I suspect it's meant to be modern, which is why so many of these characters are young women. Men wear masks and adopt secret identities; women merge their identities and save the world under their own names. Seen that way, it's an act of liberation.

It's a tempting argument, and if we look at the few male Marvel heroes who also go by real names (real full names; not the Thors and Bishops and Doctor Stranges) the idea carries through. Luke Cage, Jamie Madrox and Hank Pym have all rejected old superhero identities and old modes of being a superhero. Women dominate the trope because fewer of them are well established, and the best established are running from "Marvel Girl" and "Invisible Girl" -- gendered terms that feel diminishing in the Marvel Universe (despite being the standard at DC).

Yet young male heroes still muster up codenames, or try to.
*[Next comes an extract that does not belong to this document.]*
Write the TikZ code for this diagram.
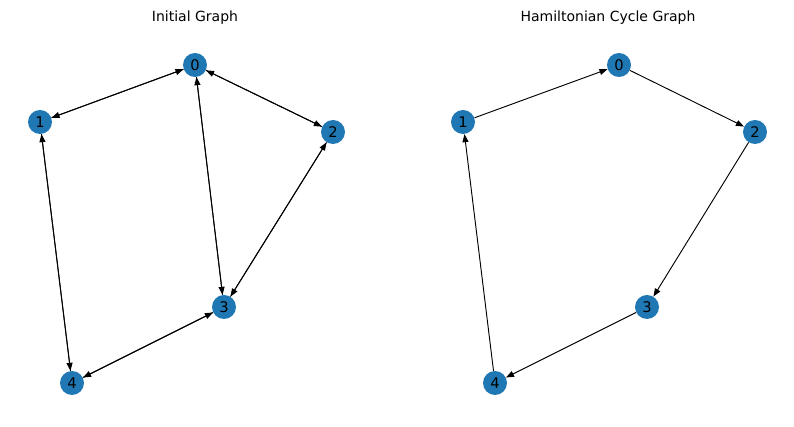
\documentclass[tikz,border=0pt]{standalone}
\usepackage{fontspec}
\setmainfont{DejaVu Sans}
\usetikzlibrary{arrows.meta}
\definecolor{nxblue}{HTML}{1F77B4}
\tikzset{
	vert/.style={circle, fill=nxblue, minimum size=18pt, inner sep=0pt, font=\fontsize{11pt}{11pt}\selectfont},
	arc/.style={draw, -{Triangle[length=6pt,width=4.5pt]}, line width=0.7pt},
	title/.style={font=\fontsize{10.5pt}{12pt}\selectfont}
}
\begin{document}
\begin{tikzpicture}[x=0.75pt,y=-0.75pt]
	\useasboundingbox (0,0) rectangle (794,427);
	% titles
	\node[title] (tleft) at (195,18) {Initial Graph};
	\node[title] (tright) at (608,18) {Hamiltonian Cycle Graph};
	% initial graph
	\node[vert] (a0) at (195,65) {0};
	\node[vert] (a1) at (40,122) {1};
	\node[vert] (a2) at (333,132) {2};
	\node[vert] (a3) at (224,307) {3};
	\node[vert] (a4) at (72,383) {4};
	\foreach \s/\t in {0/1,1/0,0/2,2/0,0/3,3/0,1/4,4/1,2/3,3/2,3/4,4/3}
		\path[arc] (a\s) -- (a\t);
	% cycle graph
	\node[vert] (b0) at (619,65) {0};
	\node[vert] (b1) at (463,122) {1};
	\node[vert] (b2) at (755,132) {2};
	\node[vert] (b3) at (647,307) {3};
	\node[vert] (b4) at (495,383) {4};
	\foreach \s/\t in {1/0,0/2,2/3,3/4,4/1}
		\path[arc] (b\s) -- (b\t);
\end{tikzpicture}
\end{document}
Quentin Quire named himself Kid Omega. Billy Kaplan toyed with Asgardian before settling on Wiccan. Victor Mancha cycled through possible code names in Avengers A.I.. The mask and codename are still the dominant paradigm, and by force of numbers alone it's a masculine paradigm. But it's surely undeniable that there's an empowering iconography to Carol Danvers standing shoulder to shoulder with Thor, Iron Man and Captain America as Captain Marvel. She is conspicuously presented as the equal of her male peers, complete with iconic emblem.

There are plenty of female heroes that own their superhero identities. I haven't forgotten Storm, Black Canary, Scarlet Witch, Wonder Woman, Black Widow, Catwoman. I'm not suggesting that such ownership of an identity is unheard of, or even uncommon, but I do worry that certainty and ownership is less common among female heroes than it is among male heroes. I worry that unsettled identities are a manifestation of second-class status.

We know that superhero fiction is traditionally male, and that women are not treated equally. It helps to be conscious of all the ways in which this is true as we hope to move forward. It helps to recognize that the value of superheroes can be diminished if they aren't presented as icons, and that it's demeaning if women are always forced to pass their codenames around or throw them away while the men get on with the business of being iconic.

Let there be one Captain Marvel. Let it be Carol Danvers. There shouldn't be just one paradigm for superhero identity, but whatever paradigms exist, they should be available as equally to female heroes as to male.